The persuasive essay uses reasoned argument to persuade the reader to adopt or agree with the position being proposed in the opening statement. Experts are often quoted to support the central argument and give it additional credibility.
It is best to follow a logical sequential structure in constructing a persuasive essay: choose your position, state your purpose, analyze your audience, research your topic by textual and other means and structure your essay in the formal style with the emphasis on evidentiary support of points made. The argument must be convincing so that the conclusion restates the thesis almost as a fact rather than an opinion.
In order for a persuasive essay to succeed, it must have strong evidence, show wide reading and develop a debate. Opposing arguments to the proposed thesis must be confronted and defeated by logical, reasoned argument; this will test the strength and viability of your thesis. Make a clear distinction between fact and opinion.

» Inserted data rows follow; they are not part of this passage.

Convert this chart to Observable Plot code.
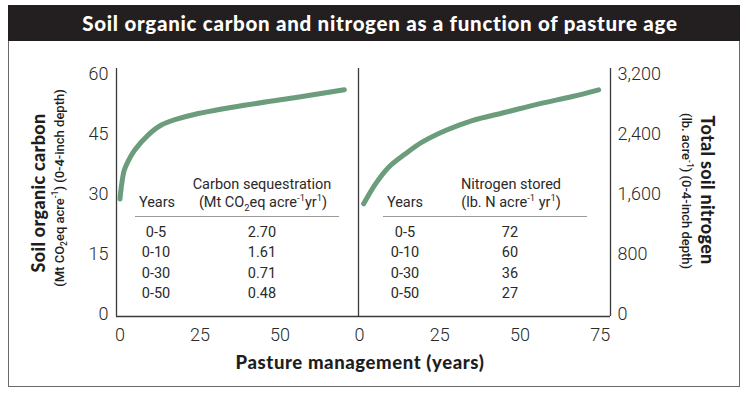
<!DOCTYPE html>
<html><head><meta charset="utf-8">
<script src="https://cdn.jsdelivr.net/npm/d3@7"></script>
<script src="https://cdn.jsdelivr.net/npm/@observablehq/plot@0.6"></script>
<style>
body{margin:0;background:#fff;}
#wrap{position:relative;width:750px;height:396px;overflow:hidden;background:#fff;}
#wrap svg{position:absolute;left:0;top:0;}
.frame{position:absolute;left:7.5px;top:4.5px;width:732px;height:382px;border:1.5px solid #6a6a6a;box-sizing:border-box;}
.bar{position:absolute;left:7.5px;top:4.5px;width:732px;height:36px;background:#231f20;}
.title{position:absolute;left:0;top:4.5px;width:760px;height:36px;line-height:36px;text-align:center;color:#fff;font-family:Lato,sans-serif;font-weight:900;font-size:20.5px;letter-spacing:0.72px;white-space:nowrap;}
.t{position:absolute;transform:translate(-50%,-50%);white-space:nowrap;font-family:Roboto,sans-serif;color:#2a2a2a;line-height:1;}
.tab{font-size:14.5px;font-weight:400;}
.rot{position:absolute;white-space:nowrap;line-height:1;color:#1e1e1e;}
.big{font-family:Lato,sans-serif;font-weight:900;font-size:18px;letter-spacing:0.3px;}
.xt{font-family:Lato,sans-serif;font-weight:900;font-size:18.5px;letter-spacing:0.6px;}
.sub{font-family:Roboto,sans-serif;font-weight:500;font-size:13px;}
sup,sub{font-size:0.65em;line-height:0;}
.rule{position:absolute;height:0;border-top:1.6px solid #9a9a9a;}
</style></head>
<body><div id="wrap">
<div class="frame"></div>
<div class="bar"></div>
<div class="title">Soil organic carbon and nitrogen as a function of pasture age</div>
</div>
<script>
// ---- data ----
const carbonYears = [0, 0.4, 1.3, 2.4, 4.5, 8.7, 12.8, 18, 23.2, 38.8, 54.5, 70.1];
const carbonSOC   = [28.9, 31.8, 36, 38.1, 41, 44.8, 47.3, 48.9, 50, 52.3, 54.2, 56.2];
const nitroYears  = [1.3, 5.0, 9.1, 14.3, 19.5, 26.8, 35.1, 45.5, 55.9, 66.3, 74.5];
const nitroTotal  = [1476, 1742, 1964, 2142, 2297, 2453, 2586, 2697, 2809, 2906, 2995];
const carbonTicks = [0, 15, 30, 45, 60];
const nitroTicks  = [0, 800, 1600, 2400, 3200];
const xTicksLeft  = [0, 25, 50];
const xTicksRight = [0, 25, 50, 75];
const periods = ["0-5", "0-10", "0-30", "0-50"];
const carbonSeq = [2.70, 1.61, 0.71, 0.48];
const nitrogenStored = [72, 60, 36, 27];

const green = "#6b9c7c";
const axisColor = "#3a3a3a";
const wrap = document.getElementById("wrap");

const carbonData = carbonYears.map((x, i) => ({x, y: carbonSOC[i]}));
const nitroData = nitroYears.map((x, i) => ({x, y: nitroTotal[i]}));

const baseStyle = {background: "transparent", fontFamily: "Roboto, sans-serif", fontSize: "18px", fontWeight: 300, color: "#2a2a2a", overflow: "visible"};

const xDomC = [-1.09, 74.53];
const yDomC = [-0.5, 61.5];
const plotC = Plot.plot({
  width: 750, height: 396,
  marginLeft: 116, marginRight: 392, marginTop: 68, marginBottom: 80,
  style: baseStyle,
  x: {domain: xDomC, ticks: xTicksLeft, tickSize: 0, tickPadding: 12, label: null},
  y: {domain: yDomC, ticks: carbonTicks, tickSize: 0, tickPadding: 8, label: null},
  marks: [
    Plot.ruleX(xDomC, {stroke: axisColor, strokeWidth: 1.3}),
    Plot.ruleY([yDomC[0]], {stroke: axisColor, strokeWidth: 1.3}),
    Plot.line(carbonData, {x: "x", y: "y", curve: "catmull-rom", stroke: green, strokeWidth: 5, strokeLinecap: "round"})
  ]
});
wrap.appendChild(plotC);

const xDomN = [-0.31, 78.2];
const yDomN = [-26.67, 3280];
const plotN = Plot.plot({
  width: 750, height: 396,
  marginLeft: 358, marginRight: 140, marginTop: 68, marginBottom: 80,
  style: baseStyle,
  x: {domain: xDomN, ticks: xTicksRight, tickSize: 0, tickPadding: 12, label: null},
  y: {domain: yDomN, ticks: nitroTicks, tickSize: 0, tickPadding: 7, label: null, axis: "right", tickFormat: d3.format(",")},
  marks: [
    Plot.ruleX([xDomN[1]], {stroke: axisColor, strokeWidth: 1.3}),
    Plot.ruleY([yDomN[0]], {stroke: axisColor, strokeWidth: 1.3}),
    Plot.line(nitroData, {x: "x", y: "y", curve: "catmull-rom", stroke: green, strokeWidth: 5, strokeLinecap: "round"})
  ]
});
wrap.appendChild(plotN);

// ---- text helpers ----
function addText(html, cx, cy, cls) {
  const d = document.createElement("div");
  d.className = "t " + cls;
  d.innerHTML = html;
  d.style.left = cx + "px";
  d.style.top = cy + "px";
  wrap.appendChild(d);
}
function addRot(html, cx, cy, deg, cls) {
  const d = document.createElement("div");
  d.className = "rot " + cls;
  d.innerHTML = html;
  d.style.left = cx + "px";
  d.style.top = cy + "px";
  d.style.transform = `translate(-50%,-50%) rotate(${deg}deg)`;
  wrap.appendChild(d);
}
function addRule(x1, x2, y) {
  const d = document.createElement("div");
  d.className = "rule";
  d.style.left = x1 + "px";
  d.style.width = (x2 - x1) + "px";
  d.style.top = y + "px";
  wrap.appendChild(d);
}

// axis titles
addRot("Soil organic carbon", 38, 193, -90, "big");
addRot("(Mt CO<sub>2</sub>eq acre<sup>-1</sup>) (0-4-inch depth)", 59, 188, -90, "sub");
addRot("Total soil nitrogen", 708, 190, 90, "big");
addRot("(lb. acre<sup>-1</sup>) (0-4-inch depth)", 686, 191, 90, "sub");
addRot("Pasture management (years)", 360, 362, 0, "xt");

// tables
addText("Carbon sequestration", 262, 185, "tab");
addText("Years", 157, 203, "tab");
addText("(Mt CO<sub>2</sub>eq acre<sup>-1</sup>yr<sup>1</sup>)", 263, 203, "tab");
addRule(135, 339, 216);
addText("Nitrogen stored", 511, 185, "tab");
addText("Years", 405, 203, "tab");
addText("(lb. N acre<sup>-1</sup> yr<sup>1</sup>)", 511, 203, "tab");
addRule(383, 587, 216);
periods.forEach((p, i) => {
  const y = 233 + i * 20.3;
  addText(p, 156, y, "tab");
  addText(carbonSeq[i].toFixed(2), 262, y, "tab");
  addText(p, 405, y, "tab");
  addText(String(nitrogenStored[i]), 510, y, "tab");
});
</script>
</body></html>
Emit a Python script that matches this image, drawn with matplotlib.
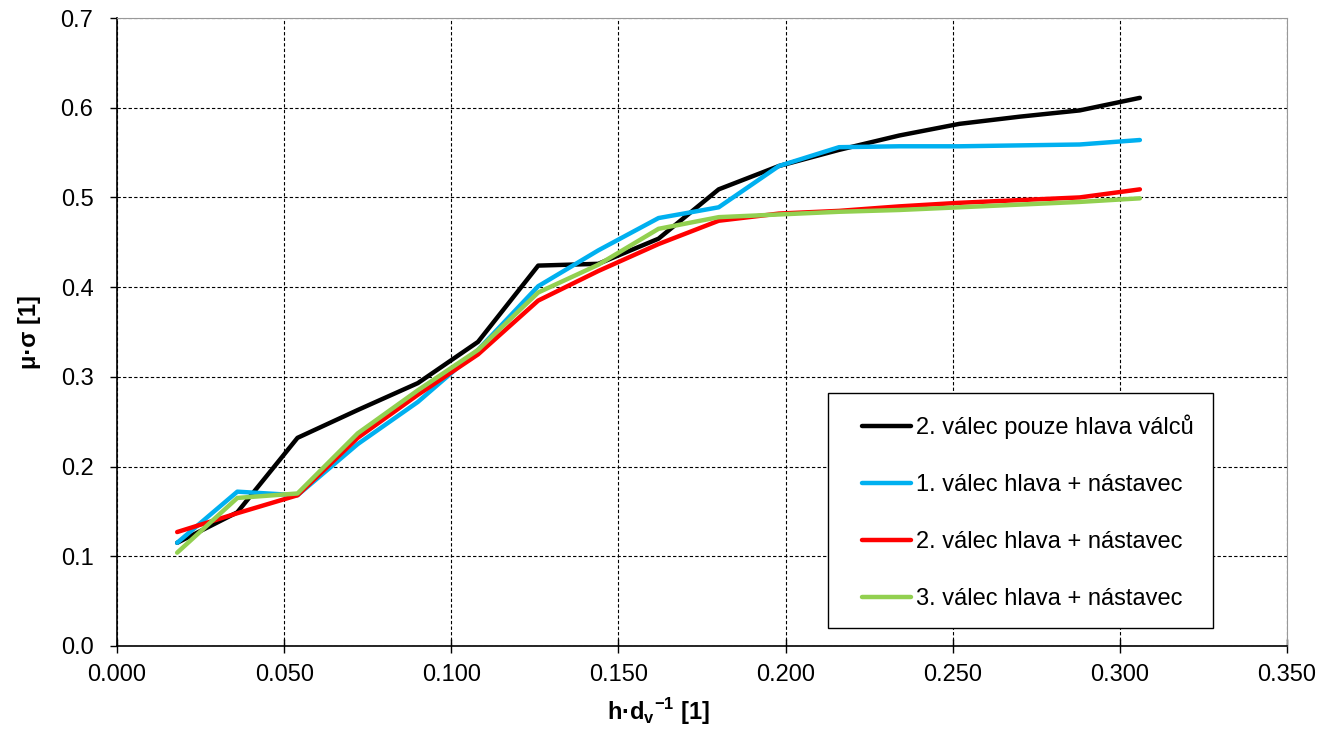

Take care when choosing the position you are about to take as it will need to be strong enough, supported by quotation, to convince the reader that your position has more validity than others. It is not just a case of taking up an idiosyncratic, personal stance and then seeking to find evidence to support it. Rather, it is reading widely around a subject to suggest which point of view seems to you most valid and provable. Try to come up with an original idea which adds to a body of knowledge; originality will get you extra marks but the essay must demonstrate clearly where the idea has come from by setting it in textual and critical context. The persuasive essay should follow the same essay structure as other formal essays.